On rappelle avec grand bruit que le 5 pour 100 a été inscrit au temps de nos troubles révolutionnaires, et que les porteurs de ces rentes ont eu à subir alors une réduction arbitraire, qui a frappé tout à la fois capital et revenu : d’où l’on conclut que l’état devrait aujourd’hui se résoudre à un sacrifice pour réparer l’injustice faite en d’autres temps. Mais d’abord toute la masse du 5 ne date pas de l’époque révolutionnaire ; on le sait bien ; il faudrait donc tout au moins distinguer les origines et les dates. Ensuite, de ces anciens propriétaires de rentes, sur lesquels les réductions arbitraires ont porté, combien y en a-t-il qui survivent ? et de ceux qui survivent combien ont conservé leurs titres ? Considérez donc le nombre incroyable de mutations qui ont dû s’opérer depuis un demi-siècle sur des valeurs si facilement transmissibles, et qui sont tous les jours l’objet de transactions considérables.
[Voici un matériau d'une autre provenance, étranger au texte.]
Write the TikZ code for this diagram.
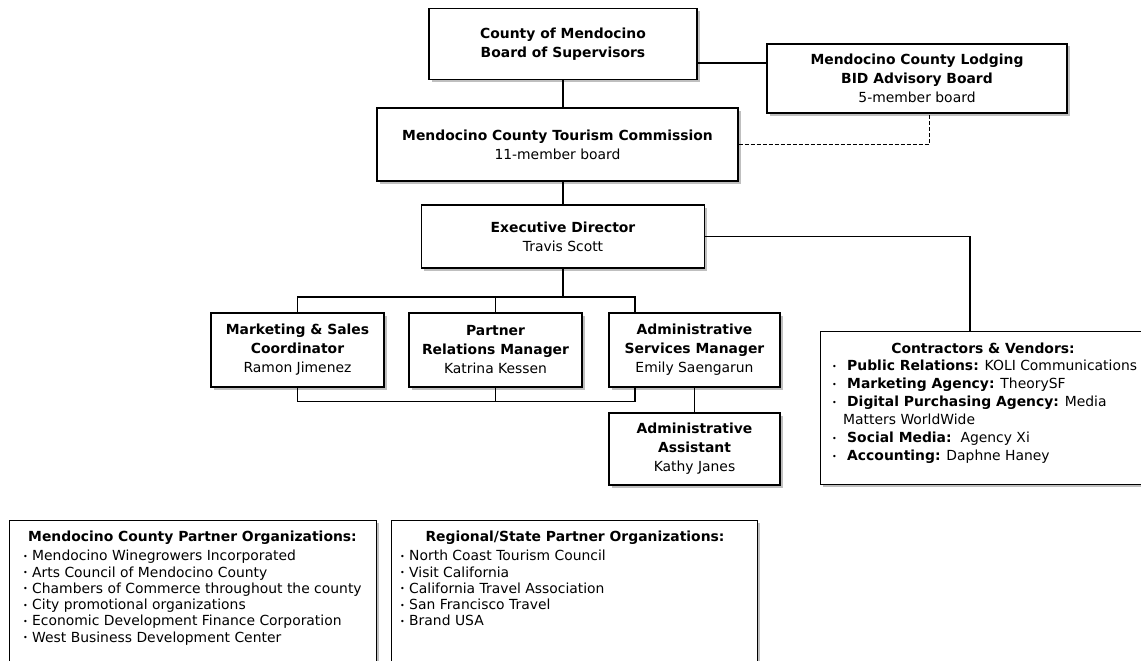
\documentclass[tikz,border=0pt]{standalone}
\usepackage{fontspec}
\setmainfont{DejaVu Sans}
\usetikzlibrary{positioning,shadows}

\newcommand{\bul}[1][9pt]{\makebox[#1][l]{\raisebox{1.5pt}{\fontsize{8}{8}\selectfont\textbullet}}}

\begin{document}
\begin{tikzpicture}[x=1pt,y=-1pt,
    orgbox/.style={draw,line width=1.1pt,fill=white,align=center,inner sep=2pt,
      font=\fontsize{13.9}{19}\selectfont,
      drop shadow={shadow xshift=2.5pt,shadow yshift=-2.5pt,fill=black!45,opacity=.55}},
    listbox/.style={draw,line width=1.1pt,fill=white,anchor=north west,
      drop shadow={shadow xshift=2.5pt,shadow yshift=-2.5pt,fill=black!45,opacity=.55}},
    listtext/.style={anchor=north west,align=left,inner sep=0pt},
    link/.style={line width=1.1pt}]

  \clip (0,0) rectangle (1141,661);
  \fill[white] (0,0) rectangle (1141,661);

  % top of the chart
  \node[orgbox,minimum width=268,minimum height=71] (bos) at (563,44)
    {\textbf{County of Mendocino}\\\textbf{Board of Supervisors}};
  \node[orgbox,minimum width=300,minimum height=69] (lodge) at (917,78.5)
    {\textbf{Mendocino County Lodging}\\\textbf{BID Advisory Board}\\5-member board};
  \node[orgbox,minimum width=361,minimum height=73] (tc) at (557.5,144.5)
    {\textbf{Mendocino County Tourism Commission}\\11-member board};
  \node[orgbox,minimum width=283,minimum height=63] (ed) at (563,236.5)
    {\textbf{Executive Director}\\Travis Scott};

  % staff
  \node[orgbox,minimum width=173,minimum height=74] (msc) at (297.5,350)
    {\textbf{Marketing \& Sales}\\\textbf{Coordinator}\\Ramon Jimenez};
  \node[orgbox,minimum width=173,minimum height=74] (prm) at (495.5,350)
    {\textbf{Partner}\\\textbf{Relations Manager}\\Katrina Kessen};
  \node[orgbox,minimum width=171,minimum height=74] (asm) at (694.5,350)
    {\textbf{Administrative}\\\textbf{Services Manager}\\Emily Saengarun};
  \node[orgbox,minimum width=171,minimum height=72] (aa) at (694.5,449)
    {\textbf{Administrative}\\\textbf{Assistant}\\Kathy Janes};

  % contractors
  \node[listbox,minimum width=345,minimum height=153] (cv) at (820,331) {};
  \node[font=\fontsize{13.9}{18}\selectfont\bfseries] (cvhead) at (983,348)
    {Contractors \& Vendors:};
  \node[listtext,font=\fontsize{13.9}{18}\selectfont] (cvlist) at (832,360)
    {\bul[15pt]\textbf{Public Relations:} KOLI Communications\\
     \bul[15pt]\textbf{Marketing Agency:} TheorySF\\
     \bul[15pt]\textbf{Digital Purchasing Agency:} Media\\
     \hspace*{11pt}Matters WorldWide\\
     \bul[15pt]\textbf{Social Media:}\ \ Agency Xi\\
     \bul[15pt]\textbf{Accounting:} Daphne Haney};

  % partner organisations
  \node[listbox,minimum width=367,minimum height=170] (mcp) at (9,520) {};
  \node[font=\fontsize{13.9}{16.3}\selectfont\bfseries] (mcphead) at (192.5,538)
    {Mendocino County Partner Organizations:};
  \node[listtext,font=\fontsize{13.9}{16.3}\selectfont] (mcplist) at (23,550)
    {\bul Mendocino Winegrowers Incorporated\\
     \bul Arts Council of Mendocino County\\
     \bul Chambers of Commerce throughout the county\\
     \bul City promotional organizations\\
     \bul Economic Development Finance Corporation\\
     \bul West Business Development Center};

  \node[listbox,minimum width=366,minimum height=170] (rsp) at (391,520) {};
  \node[font=\fontsize{13.9}{16.3}\selectfont\bfseries] (rsphead) at (575,538)
    {Regional/State Partner Organizations:};
  \node[listtext,font=\fontsize{13.9}{16.3}\selectfont] (rsplist) at (400,550)
    {\bul North Coast Tourism Council\\
     \bul Visit California\\
     \bul California Travel Association\\
     \bul San Francisco Travel\\
     \bul Brand USA};

  % connectors
  \coordinate (blink) at ([yshift=-19pt]bos.east);
  \draw[link] (blink) -- (blink -| lodge.west);
  \draw[link] (bos.south) -- (bos.south |- tc.north);
  \draw[link,dash pattern=on 4pt off 2pt,line width=.9pt] (tc.east) -| ([xshift=12pt]lodge.south);
  \draw[link] (ed.north) -- (ed.north |- tc.south);
  \draw[link] (ed.east) -| ([xshift=150pt]cv.north west);

  \coordinate (topbar) at (563,297);
  \draw[link] (ed.south) -- (topbar);
  \draw[link] (msc.north) |- (topbar) -| ([xshift=-59.5pt]asm.north);
  \draw[link] (prm.north) -- (prm.north |- topbar);
  \draw[link] (msc.south) |- ([yshift=-14pt]prm.south) -| ([xshift=-59.5pt]asm.south);
  \draw[link] (prm.south) -- ([yshift=-14pt]prm.south);
  \draw[link] (asm.south) -- (aa.north);
\end{tikzpicture}
\end{document}
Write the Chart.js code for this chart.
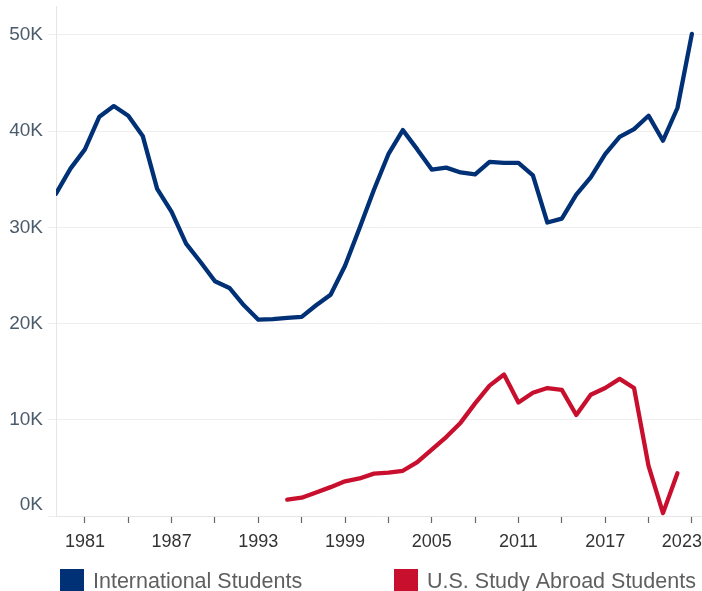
<!DOCTYPE html>
<html>
<head>
<meta charset="utf-8">
<script src="https://cdn.jsdelivr.net/npm/chart.js@4.4.1/dist/chart.umd.min.js"></script>
<style>
  html, body { margin: 0; padding: 0; background: #ffffff; }
  #wrap { width: 702px; height: 591px; position: relative; }
</style>
</head>
<body>
<div id="wrap"><canvas id="c" width="702" height="591"></canvas></div>
<script>
const intlYears = [1979,1980,1981,1982,1983,1984,1985,1986,1987,1988,1989,1990,1991,1992,1993,1994,1995,1996,1997,1998,1999,2000,2001,2002,2003,2004,2005,2006,2007,2008,2009,2010,2011,2012,2013,2014,2015,2016,2017,2018,2019,2020,2021,2022,2023];
const intlStudents = [33500,36100,38100,41500,42600,41600,39500,34000,31600,28300,26400,24400,23700,21900,20400,20450,20600,20700,21900,23000,26000,29900,33900,37600,40100,38100,36000,36200,35700,35500,36800,36700,36700,35400,30500,30900,33400,35200,37600,39400,40200,41600,39000,42400,50100];
const abroadYears = [1995,1996,1997,1998,1999,2000,2001,2002,2003,2004,2005,2006,2007,2008,2009,2010,2011,2012,2013,2014,2015,2016,2017,2018,2019,2020,2021,2022];
const abroadStudents = [1700,1900,2450,3000,3600,3900,4400,4500,4700,5600,6900,8200,9700,11700,13550,14700,11800,12800,13300,13100,10500,12600,13300,14250,13300,5200,300,4450];
const seriesNames = ["International Students", "U.S. Study Abroad Students"];
const xTickYears = [1981,1984,1987,1990,1993,1996,1999,2002,2005,2008,2011,2014,2017,2020,2023];
const xLabelYears = [1981,1987,1993,1999,2005,2011,2017,2023];
const yTickValues = [0,10000,20000,30000,40000,50000];

const NAVY = '#003075';
const RED = '#c8102e';
const FONT = "'Liberation Sans', Arial, Helvetica, sans-serif";

const legendPlugin = {
  id: 'customLegend',
  afterDraw(chart) {
    const ctx = chart.ctx;
    const items = [
      { color: NAVY, text: seriesNames[0], x: 60 },
      { color: RED, text: seriesNames[1], x: 394 }
    ];
    ctx.save();
    ctx.font = '21.5px ' + FONT;
    ctx.textBaseline = 'alphabetic';
    ctx.textAlign = 'left';
    items.forEach(it => {
      ctx.fillStyle = it.color;
      ctx.fillRect(it.x, 569, 24, 24);
      ctx.fillStyle = '#5f5f5f';
      ctx.fillText(it.text, it.x + 33, 588);
    });
    ctx.restore();
  }
};

const lastYear = xLabelYears[xLabelYears.length - 1];

new Chart(document.getElementById('c'), {
  type: 'line',
  data: {
    datasets: [
      {
        label: seriesNames[0],
        data: intlYears.map((y, i) => ({ x: y, y: intlStudents[i] })),
        borderColor: NAVY,
        backgroundColor: NAVY,
        borderWidth: 4.3,
        pointRadius: 0,
        tension: 0,
        borderJoinStyle: 'round',
        borderCapStyle: 'round'
      },
      {
        label: seriesNames[1],
        data: abroadYears.map((y, i) => ({ x: y, y: abroadStudents[i] })),
        borderColor: RED,
        backgroundColor: RED,
        borderWidth: 4.3,
        pointRadius: 0,
        tension: 0,
        borderJoinStyle: 'round',
        borderCapStyle: 'round'
      }
    ]
  },
  options: {
    responsive: false,
    animation: false,
    devicePixelRatio: 1,
    layout: { padding: { top: 6, bottom: 35, left: 0, right: 0 } },
    plugins: {
      legend: { display: false },
      tooltip: { enabled: false }
    },
    scales: {
      x: {
        type: 'linear',
        min: 1979,
        max: 2023.7,
        afterBuildTicks: s => { s.ticks = xTickYears.map(v => ({ value: v })); },
        afterFit: s => { s.height = 40; s.paddingLeft = 0; s.paddingRight = 0; },
        ticks: {
          autoSkip: false,
          maxRotation: 0,
          padding: 8,
          color: '#333333',
          font: { family: FONT, size: 18 },
          callback: v => {
            if (!xLabelYears.includes(v)) return '';
            return v === lastYear ? String(v) + '    ' : String(v);
          }
        },
        grid: {
          drawOnChartArea: false,
          drawTicks: true,
          tickLength: 7,
          color: '#666666',
          tickWidth: 1.2
        },
        border: { display: true, color: '#e6e6e6', width: 1 }
      },
      y: {
        type: 'linear',
        min: 0,
        max: 53000,
        afterBuildTicks: s => { s.ticks = yTickValues.map(v => ({ value: v })); },
        afterFit: s => { s.width = 56; s.paddingTop = 0; s.paddingBottom = 0; },
        ticks: {
          padding: 5,
          color: '#4b5b6b',
          font: { family: FONT, size: 19 },
          callback: v => v === 0 ? ['0K', ''] : (v / 1000) + 'K'
        },
        grid: {
          color: '#eeeeee',
          lineWidth: 1,
          tickLength: 8
        },
        border: { display: true, color: '#e6e6e6', width: 1 }
      }
    }
  },
  plugins: [legendPlugin]
});
</script>
</body>
</html>
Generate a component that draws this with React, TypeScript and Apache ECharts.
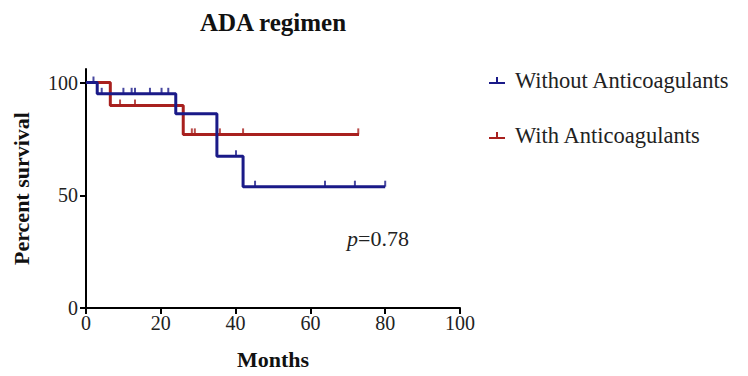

Est-il possible après cela de songer sérieusement à réparer les torts d’autrefois. Sauf quelques exceptions assez rares, cette prétendue réparation n’irait pas à son adresse, et sous prétexte d’indemniser ceux qui ont perdu au milieu des désastres de la révolution, on ne ferait qu’octroyer de nouveaux bénéfices à ceux qui, ayant acheté au taux de 70, de 60 ou même de 50 francs, n’ont déjà qu’à se louer d’un remboursement au pair.

N’élevons donc plus aucun doute sur la justice de la mesure, et voyons seulement quand et dans quelles limites il convient de l’entreprendre. De ce que nous venons de dire, il résulte assez clairement que l’état ne doit consulter en cela que ses convenances particulières et ne considérer qu’une seule chose, la possibilité de l’exécution.